Victorian Premier Daniel Andrews is urging people to stop stockpiling goods in response to the deadly coronavirus.
He stressed it wasn’t necessary and neither was routinely wearing face masks.
“I don’t want to be critical of people who may be frightened, that doesn’t help anything. But I would just say, we are not at a point where people need to be stockpiling,” Mr Andrews told reporters in Melbourne on Tuesday.
“Nor are we are at a point where people need to be routinely wearing masks.
“There’s always a limit to the number of masks any one jurisdiction has. To be using masks now, potentially means that when they are actually needed, we won’t have enough.”
Victorian Opposition Leader Michael O’Brien said “panic buying” had emerged as there wasn’t enough public information about the virus in the state.

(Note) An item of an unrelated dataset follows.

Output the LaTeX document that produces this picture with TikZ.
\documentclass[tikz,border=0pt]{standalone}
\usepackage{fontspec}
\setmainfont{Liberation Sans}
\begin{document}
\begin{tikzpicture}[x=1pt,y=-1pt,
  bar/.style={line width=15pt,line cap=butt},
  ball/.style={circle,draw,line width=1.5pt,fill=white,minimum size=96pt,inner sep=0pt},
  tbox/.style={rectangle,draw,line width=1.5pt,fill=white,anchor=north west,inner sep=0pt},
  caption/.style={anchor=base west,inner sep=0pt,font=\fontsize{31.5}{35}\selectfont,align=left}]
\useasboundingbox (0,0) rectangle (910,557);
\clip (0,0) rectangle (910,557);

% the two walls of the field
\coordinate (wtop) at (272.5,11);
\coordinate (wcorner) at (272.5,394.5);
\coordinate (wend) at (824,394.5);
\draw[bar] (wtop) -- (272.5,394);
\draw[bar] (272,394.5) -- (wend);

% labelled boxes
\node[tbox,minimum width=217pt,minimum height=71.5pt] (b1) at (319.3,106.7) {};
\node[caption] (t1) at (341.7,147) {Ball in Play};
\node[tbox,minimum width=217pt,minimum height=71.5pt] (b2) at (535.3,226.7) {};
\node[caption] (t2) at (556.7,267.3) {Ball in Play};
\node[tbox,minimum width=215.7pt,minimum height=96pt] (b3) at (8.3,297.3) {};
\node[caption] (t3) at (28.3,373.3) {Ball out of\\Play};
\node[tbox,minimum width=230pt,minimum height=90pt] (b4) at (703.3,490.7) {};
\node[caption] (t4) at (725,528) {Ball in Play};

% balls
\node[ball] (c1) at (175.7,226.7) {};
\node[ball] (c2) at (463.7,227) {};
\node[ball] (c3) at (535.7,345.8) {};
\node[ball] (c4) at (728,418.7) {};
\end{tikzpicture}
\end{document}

“Victorians need to know the truth. We need to know how to keep ourselves safe. We need to know what the impact of this coronavirus could be,” he told reporters on Tuesday.

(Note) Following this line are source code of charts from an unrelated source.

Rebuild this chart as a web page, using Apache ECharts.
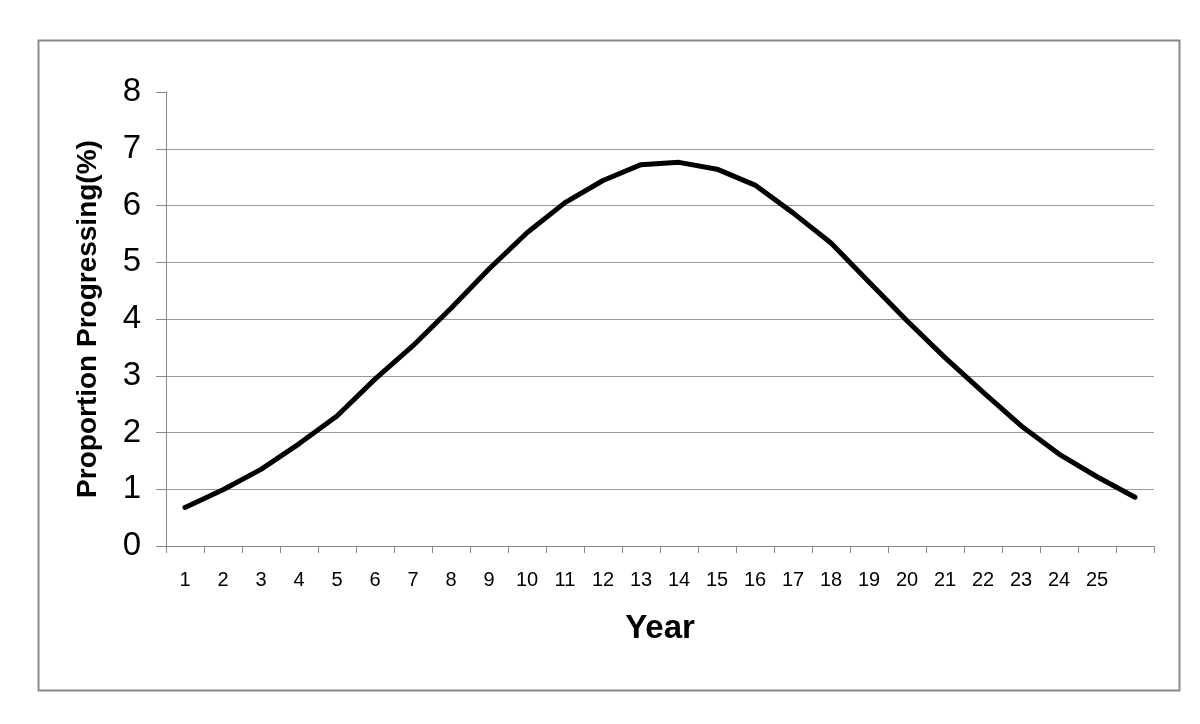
<!DOCTYPE html>
<html>
<head>
<meta charset="utf-8">
<title>Proportion Progressing</title>
<script src="https://cdn.jsdelivr.net/npm/echarts@6/dist/echarts.min.js"></script>
<style>
  html, body { margin: 0; padding: 0; background: #fff; }
  #chart { width: 1200px; height: 724px; }
</style>
</head>
<body>
<div id="chart"></div>
<script>
// years 1..26, the last one has no label in the original
const years = ["1", "2", "3", "4", "5", "6", "7", "8", "9", "10", "11", "12", "13",
  "14", "15", "16", "17", "18", "19", "20", "21", "22", "23", "24", "25", ""];
const progressing = [0.68, 0.99, 1.35, 1.8, 2.29, 2.94, 3.53, 4.19, 4.88, 5.52, 6.05, 6.44, 6.72,
  6.76, 6.64, 6.36, 5.87, 5.34, 4.65, 3.97, 3.32, 2.71, 2.12, 1.62, 1.22, 0.86];
// 9 split lines (0..8): no line drawn at 8
const gridColors = ["#999", "#999", "#999", "#999", "#999", "#999", "#999", "#999", "rgba(0,0,0,0)"];

const font = "'Liberation Sans', Arial, Helvetica, sans-serif";

let myChart = echarts.init(document.getElementById("chart"), null, { renderer: "canvas" });

let option = {
  backgroundColor: "#fff",
  animation: false,
  graphic: [
    {
      type: "rect",
      left: 36,
      top: 38,
      shape: { width: 1141, height: 650 },
      style: { fill: "none", stroke: "#8a8a8a", lineWidth: 2 },
      silent: true,
    },
  ],
  grid: {
    left: 166,
    right: 46,
    top: 92,
    bottom: 178,
  },
  xAxis: {
    type: "category",
    data: years,
    boundaryGap: true,
    name: "Year",
    nameLocation: "middle",
    nameGap: 66,
    nameTextStyle: {
      fontFamily: font,
      fontSize: 33,
      fontWeight: "bold",
      color: "#000",
    },
    axisLine: { show: true, lineStyle: { color: "#888", width: 1 } },
    axisTick: {
      show: true,
      alignWithLabel: false,
      length: 7,
      lineStyle: { color: "#888" },
    },
    axisLabel: {
      interval: 0,
      margin: 24,
      fontFamily: font,
      fontSize: 20,
      color: "#000",
    },
    splitLine: { show: false },
  },
  yAxis: {
    type: "value",
    min: 0,
    max: 8,
    interval: 1,
    name: "Proportion Progressing(%)",
    nameLocation: "middle",
    nameGap: 64,
    nameTextStyle: {
      fontFamily: font,
      fontSize: 28,
      fontWeight: "bold",
      color: "#000",
    },
    axisLine: { show: true, lineStyle: { color: "#888", width: 1 } },
    axisTick: { show: true, length: 10, lineStyle: { color: "#888" } },
    axisLabel: {
      margin: 25,
      fontFamily: font,
      fontSize: 33,
      color: "#000",
    },
    splitLine: {
      show: true,
      lineStyle: { color: gridColors, width: 1 },
    },
  },
  series: [
    {
      name: "Proportion Progressing",
      type: "line",
      data: progressing,
      symbol: "none",
      smooth: false,
      lineStyle: { color: "#000", width: 5, cap: "round", join: "round" },
    },
  ],
};

myChart.setOption(option);
window.onresize = function() {
  myChart.resize();
};
</script>
</body>
</html>
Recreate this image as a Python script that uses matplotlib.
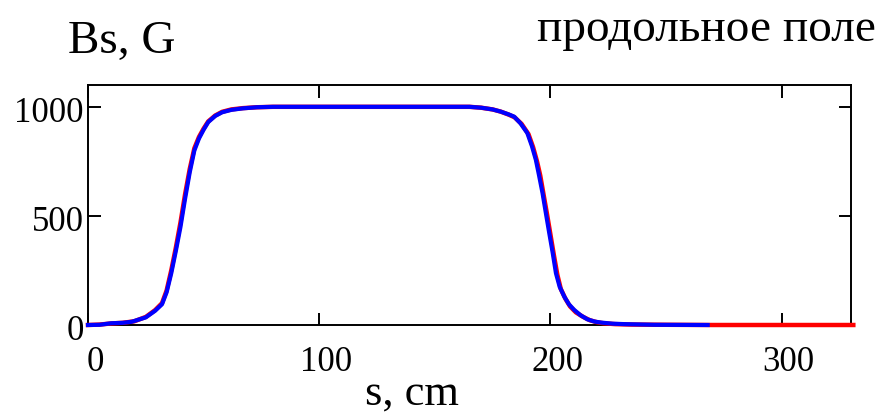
import matplotlib.pyplot as plt
from matplotlib.transforms import ScaledTranslation

# шрифт как в Mathcad (Times)
plt.rcParams['font.family'] = ['Liberation Serif', 'DejaVu Serif']

# продольное поле: измерение (красный) и модель (синий)
s_red = [0, 5, 10, 15, 20, 25, 29, 32, 34, 36, 38, 40, 42, 44, 46, 48, 50, 52, 55, 58,
         62, 67, 73, 80, 120, 165, 170, 175, 178.5, 182, 184.5, 187.5, 190.5, 192.5,
         194.2, 195.6, 197, 198.5, 200, 201.5, 203, 204.5, 206.5, 208.5, 211, 214,
         217, 220, 223, 228, 235, 250, 270, 300, 331]
bs_red = [0, 2, 7, 10, 17, 37, 68, 100, 158, 250, 355, 470, 600, 715, 810, 862, 900, 933,
          960, 977, 988, 994, 998, 1000, 1000, 1000, 996, 988, 978, 964, 952, 922, 875,
          815, 750, 685, 600, 510, 415, 320, 230, 165, 120, 85, 58, 38, 22, 13, 8, 4,
          2, 1, 0, 0, 0]

s_blue = [0, 5, 10, 15, 19, 25, 29, 32, 34, 36, 38, 40, 42, 44, 46, 48, 50, 52, 55, 58,
          62, 67, 73, 80, 120, 165, 170, 175, 178.5, 182, 184.3, 187, 190, 192, 193.7,
          195, 196.6, 198, 199.5, 201, 202.4, 204, 206, 208, 210.3, 213, 216, 219, 222,
          227, 232, 245, 268]
bs_blue = [0, 1, 8, 10, 15, 35, 65, 95, 150, 237, 340, 450, 580, 700, 800, 855, 895, 930,
           958, 975, 986, 993, 998, 1000, 1000, 1000, 996, 988, 978, 965, 955, 925, 880,
           820, 757, 690, 604, 515, 421, 330, 237, 175, 130, 95, 69, 45, 26, 16, 11, 6,
           4, 1, 0]

x_ticks = [0, 100, 200, 300]
y_ticks = [0, 500, 1000]

fig = plt.figure(figsize=(8.83, 4.15), dpi=100)
ax = fig.add_axes([88 / 883, 1 - 325 / 415, (851 - 88) / 883, (325 - 85) / 415])

ax.plot(s_red, bs_red, color='#ff0000', lw=3.2, clip_on=False, zorder=3)
ax.plot(s_blue, bs_blue, color='#0000ff', lw=3.0, clip_on=False, zorder=4)

ax.set_xlim(0, 330)
ax.set_ylim(0, 1100)
ax.set_xticks(x_ticks)
ax.set_yticks(y_ticks)
ax.tick_params(direction='in', length=9, width=1.4, top=True, right=True,
               labelsize=25)
ax.tick_params(axis='y', pad=3)
ax.tick_params(axis='x', pad=15)
for sp in ax.spines.values():
    sp.set_linewidth(1.4)

# в Mathcad подписи оси x чуть сдвинуты вправо, оси y - вниз
dx = ScaledTranslation(7 / 100, 0, fig.dpi_scale_trans)
for lab in ax.get_xticklabels():
    lab.set_transform(lab.get_transform() + dx)
dy = ScaledTranslation(0, -3 / 100, fig.dpi_scale_trans)
for lab in ax.get_yticklabels():
    lab.set_transform(lab.get_transform() + dy)

fig.text(68 / 883, 1 - 42 / 415, 'Bs, G', fontsize=34, ha='left', va='center')
fig.text(876 / 883, 1 - 30 / 415, 'продольное поле', fontsize=34, ha='right', va='center')
fig.text(412 / 883, 1 - 394 / 415, 's, cm', fontsize=32, ha='center', va='center')

fig.savefig('out.png', dpi=100)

“Because if you (Mr Andrews) don’t tell us, people are going to start panicking, and we’re already seeing that in terms of panic-buying on supermarket shelves.”
The comments come as the state government has given $6 million to Melbourne’s Peter Doherty Institute for Infection and Immunity to help speed up the development of vaccines and treatments for the virus.

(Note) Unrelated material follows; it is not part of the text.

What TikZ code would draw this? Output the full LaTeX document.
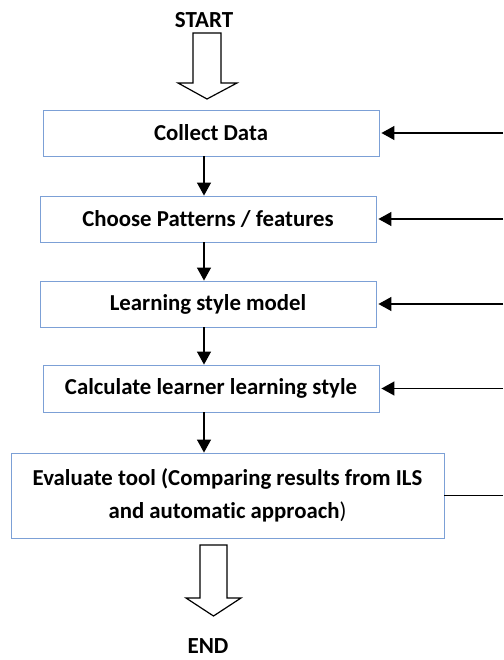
\documentclass[tikz,border=0pt]{standalone}
\usepackage{fontspec}
\setmainfont{Carlito}[Ligatures=CommonOff]
\usetikzlibrary{arrows.meta}
\definecolor{boxblue}{RGB}{124,160,214}

\tikzset{
  stagebox/.style={draw=boxblue, line width=0.9pt, fill=white, inner sep=0pt,
    minimum width=336pt, minimum height=46pt, align=center,
    font=\fontsize{22.8}{33}\selectfont\bfseries},
  flow/.style={-{Triangle[length=13pt,width=14pt]}, line width=1.4pt},
  blockarrow/.style={draw=black, line width=1.2pt, fill=white, line join=miter},
  endlabel/.style={font=\fontsize{23}{26}\selectfont\bfseries},
}

\begin{document}
\begin{tikzpicture}[x=1pt,y=-1pt]
\useasboundingbox (0,0) rectangle (503,660);

\coordinate (spine) at (204,0);
\coordinate (rim) at (503,0);

\node[endlabel] (start) at (204,20) {START};
\node[stagebox] (collect) at (211,133) {Collect Data};
\node[stagebox] (choose) at (208,219) {Choose Patterns / features};
\node[stagebox] (model) at (208,304) {Learning style model};
\node[stagebox, minimum height=47pt] (calc) at (211,388.5) {Calculate learner learning style};
\node[stagebox, minimum width=433pt, minimum height=85pt] (evaluate) at (227.5,495.5)
  {Evaluate tool (Comparing results from ILS\\and automatic approach{\mdseries)}};
\node[endlabel] (end) at (208,646) {END};

% block arrows
\draw[blockarrow] (193,33) -- ++(28,0) -- ++(0,50) -- ++(16,0) -- ++(-30,16)
  -- ++(-29,-16) -- ++(15,0) -- cycle;
\draw[blockarrow] (200,545) -- ++(27,0) -- ++(0,53) -- ++(14,0) -- ++(-27.5,18)
  -- ++(-27.5,-18) -- ++(14,0) -- cycle;

% main flow
\draw[flow] (collect.south -| spine) -- (choose.north -| spine);
\draw[flow] (choose.south -| spine) -- (model.north -| spine);
\draw[flow] (model.south -| spine) -- (calc.north -| spine);
\draw[flow] (calc.south -| spine) -- (evaluate.north -| spine);

% feedback from the right
\foreach \b in {collect,choose,model,calc}
  \draw[flow] (rim |- \b.east) -- ([xshift=2pt]\b.east);
\draw[line width=1.4pt] (rim |- evaluate.east) -- (evaluate.east);
\end{tikzpicture}
\end{document}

The institute, whose scientists were the first outside of China to recreate the virus, is working alongside the Burnet Institute and other experts.
There have been nine confirmed cases of the condition in Victoria, and 33 across Australia.
Victoria’s chief medical officer Professor Brett Sutton told cabinet on Monday the state was well-prepared for dealing with the virus.
But the Victorian government is poised to ramp up public communications about preventing infection and providing different models of care to reduce exposure, such as telehealth, if it needs to.
It could also increase space in hospitals for urgent care by considering the delay of non-urgent care or procedures, such as elective surgery.
“We’re not there yet, but just to be clear with people, that may well be an outcome,” Mr Andrews said.
The Jack Ma Foundation has also given $3.2 million to the Doherty Institute to speed up coronavirus vaccine development.